Vintage Chalkware String Holders

string1These are my beloved chalkware string holders.  My collection is very small, a cat and an apple.  The apple is about 9″ long and the cat about 7″.  Antique and vintage string or twine holders come in all sorts of shapes, designs and are made of several different materials including cast metal, ceramic or chalk.  String holders were once found in nearly every American home, before the advent of tape.  String was used to wrap packages and letters and to hold documents together.  These handy dispensers kept the string from tangling and available when needed.   The earliest holders were made of cast iron, often painted and date from the 1860s.  Chalkware holders were made in the 1930s-1950s.  It is difficult to find vintage chalk or plaster items in good repair due to the fragile nature of the material.  Often there are chips in the chalk or paint, even projecting parts completely broken away.  Many times people repainted the holders.  To find a holder with the original paint and little damage is very rare and unusual.

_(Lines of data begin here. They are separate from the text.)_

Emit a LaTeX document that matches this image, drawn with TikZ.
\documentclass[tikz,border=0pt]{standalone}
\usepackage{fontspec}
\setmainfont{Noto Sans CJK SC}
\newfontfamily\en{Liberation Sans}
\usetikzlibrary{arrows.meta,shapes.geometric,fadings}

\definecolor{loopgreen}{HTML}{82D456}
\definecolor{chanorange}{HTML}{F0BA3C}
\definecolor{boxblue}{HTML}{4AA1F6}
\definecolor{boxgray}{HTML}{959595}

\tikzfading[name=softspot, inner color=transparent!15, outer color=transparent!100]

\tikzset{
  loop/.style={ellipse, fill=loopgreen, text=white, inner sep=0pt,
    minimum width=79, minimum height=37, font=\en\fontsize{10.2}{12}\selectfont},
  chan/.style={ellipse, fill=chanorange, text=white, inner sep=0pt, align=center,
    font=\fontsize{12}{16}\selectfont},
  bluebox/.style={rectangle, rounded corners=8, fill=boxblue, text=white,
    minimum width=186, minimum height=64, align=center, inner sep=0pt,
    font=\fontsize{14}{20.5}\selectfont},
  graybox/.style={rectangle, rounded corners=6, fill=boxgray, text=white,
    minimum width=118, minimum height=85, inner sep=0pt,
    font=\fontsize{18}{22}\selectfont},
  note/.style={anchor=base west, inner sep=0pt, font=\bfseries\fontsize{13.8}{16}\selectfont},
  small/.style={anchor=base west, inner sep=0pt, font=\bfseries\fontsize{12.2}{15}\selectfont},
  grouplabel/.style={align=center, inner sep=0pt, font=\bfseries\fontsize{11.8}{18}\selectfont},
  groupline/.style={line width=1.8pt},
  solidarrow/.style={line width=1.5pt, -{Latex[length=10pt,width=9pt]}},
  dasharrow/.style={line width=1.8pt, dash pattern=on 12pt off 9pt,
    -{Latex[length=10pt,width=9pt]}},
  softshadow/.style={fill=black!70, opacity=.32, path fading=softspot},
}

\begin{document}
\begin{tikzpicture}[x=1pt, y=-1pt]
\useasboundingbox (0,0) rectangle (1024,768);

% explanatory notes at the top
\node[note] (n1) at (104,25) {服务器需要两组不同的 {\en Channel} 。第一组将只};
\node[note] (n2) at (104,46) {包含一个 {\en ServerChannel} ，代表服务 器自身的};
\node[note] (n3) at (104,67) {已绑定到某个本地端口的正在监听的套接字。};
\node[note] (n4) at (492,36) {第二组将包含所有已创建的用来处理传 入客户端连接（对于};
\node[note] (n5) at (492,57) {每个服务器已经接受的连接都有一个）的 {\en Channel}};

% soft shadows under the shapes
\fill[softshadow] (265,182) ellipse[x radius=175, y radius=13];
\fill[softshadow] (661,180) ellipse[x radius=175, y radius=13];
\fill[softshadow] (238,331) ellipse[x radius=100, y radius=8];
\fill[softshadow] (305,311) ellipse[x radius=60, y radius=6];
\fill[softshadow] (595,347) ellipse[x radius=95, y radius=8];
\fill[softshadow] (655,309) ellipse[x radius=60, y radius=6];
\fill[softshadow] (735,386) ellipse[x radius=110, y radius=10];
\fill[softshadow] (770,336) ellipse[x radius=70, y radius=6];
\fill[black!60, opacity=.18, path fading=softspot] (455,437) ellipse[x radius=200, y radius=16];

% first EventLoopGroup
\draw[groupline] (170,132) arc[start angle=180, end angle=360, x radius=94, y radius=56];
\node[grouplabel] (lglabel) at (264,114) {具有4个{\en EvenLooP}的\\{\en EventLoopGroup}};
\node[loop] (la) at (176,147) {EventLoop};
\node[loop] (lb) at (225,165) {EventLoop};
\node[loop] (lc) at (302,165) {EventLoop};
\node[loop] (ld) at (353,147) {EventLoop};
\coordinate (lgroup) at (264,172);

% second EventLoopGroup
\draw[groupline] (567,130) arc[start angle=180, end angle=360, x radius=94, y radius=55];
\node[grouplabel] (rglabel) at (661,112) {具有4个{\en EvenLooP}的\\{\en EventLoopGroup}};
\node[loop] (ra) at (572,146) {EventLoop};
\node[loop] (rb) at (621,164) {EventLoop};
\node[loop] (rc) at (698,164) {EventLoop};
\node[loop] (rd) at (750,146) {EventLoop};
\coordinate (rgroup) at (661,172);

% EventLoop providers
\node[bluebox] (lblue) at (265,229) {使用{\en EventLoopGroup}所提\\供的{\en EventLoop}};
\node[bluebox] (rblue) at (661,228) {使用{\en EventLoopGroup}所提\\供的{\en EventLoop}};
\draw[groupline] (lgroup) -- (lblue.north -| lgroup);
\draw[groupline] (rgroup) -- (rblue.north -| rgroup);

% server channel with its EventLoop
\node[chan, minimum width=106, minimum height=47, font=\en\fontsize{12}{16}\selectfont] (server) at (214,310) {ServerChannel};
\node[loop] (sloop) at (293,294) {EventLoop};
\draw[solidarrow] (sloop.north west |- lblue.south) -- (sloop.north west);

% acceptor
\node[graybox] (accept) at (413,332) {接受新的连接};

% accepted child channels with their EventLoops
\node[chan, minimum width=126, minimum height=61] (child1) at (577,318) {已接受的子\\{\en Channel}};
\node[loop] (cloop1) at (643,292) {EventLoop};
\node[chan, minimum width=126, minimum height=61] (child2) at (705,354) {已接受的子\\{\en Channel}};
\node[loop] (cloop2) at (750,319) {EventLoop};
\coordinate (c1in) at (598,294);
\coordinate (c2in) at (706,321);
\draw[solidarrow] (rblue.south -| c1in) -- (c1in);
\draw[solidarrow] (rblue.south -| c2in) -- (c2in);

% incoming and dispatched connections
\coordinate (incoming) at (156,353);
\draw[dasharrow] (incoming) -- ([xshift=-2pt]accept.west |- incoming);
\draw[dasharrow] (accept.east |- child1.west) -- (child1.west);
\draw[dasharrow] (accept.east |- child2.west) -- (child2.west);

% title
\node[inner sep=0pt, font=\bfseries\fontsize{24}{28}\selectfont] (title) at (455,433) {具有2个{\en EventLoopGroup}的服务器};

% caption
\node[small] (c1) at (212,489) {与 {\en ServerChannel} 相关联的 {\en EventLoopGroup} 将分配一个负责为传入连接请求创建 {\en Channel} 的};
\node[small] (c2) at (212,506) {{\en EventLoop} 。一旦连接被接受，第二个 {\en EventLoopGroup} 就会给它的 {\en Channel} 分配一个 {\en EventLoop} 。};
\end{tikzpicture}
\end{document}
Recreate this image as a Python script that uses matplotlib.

My holders are in pretty good shape.  The kitten has the original finish with some paint loss and a few minor chips.  I love the green eyes and the pretty buff color of the kitty.  She is my favorite. The cat has a metal hanger embedded in the back. Both holders are hollow in back, forming a cavity to contain the string. Each has a hole for the string to feed out.  The apple has some more serious wear to the paint and a couple bigger chips on the leaves.  I’m undecided if I will touch up the larger areas of paint loss.  It would make the piece more attractive but would detract from the original finish.  So far I have left it alone and find it very pretty just the way it is.

I’d like to add to my chalkware collection with a chicken or rooster and perhaps a floral design.  I don’t want an extensive set of holders, just a few of the nicest I can find. People ask why I need so many string holders since I use string about three times per year. I think they are adorable and wonderful pieces of Americana, a nearly forgotten part of our history that should be remembered, if only to appreciate tape.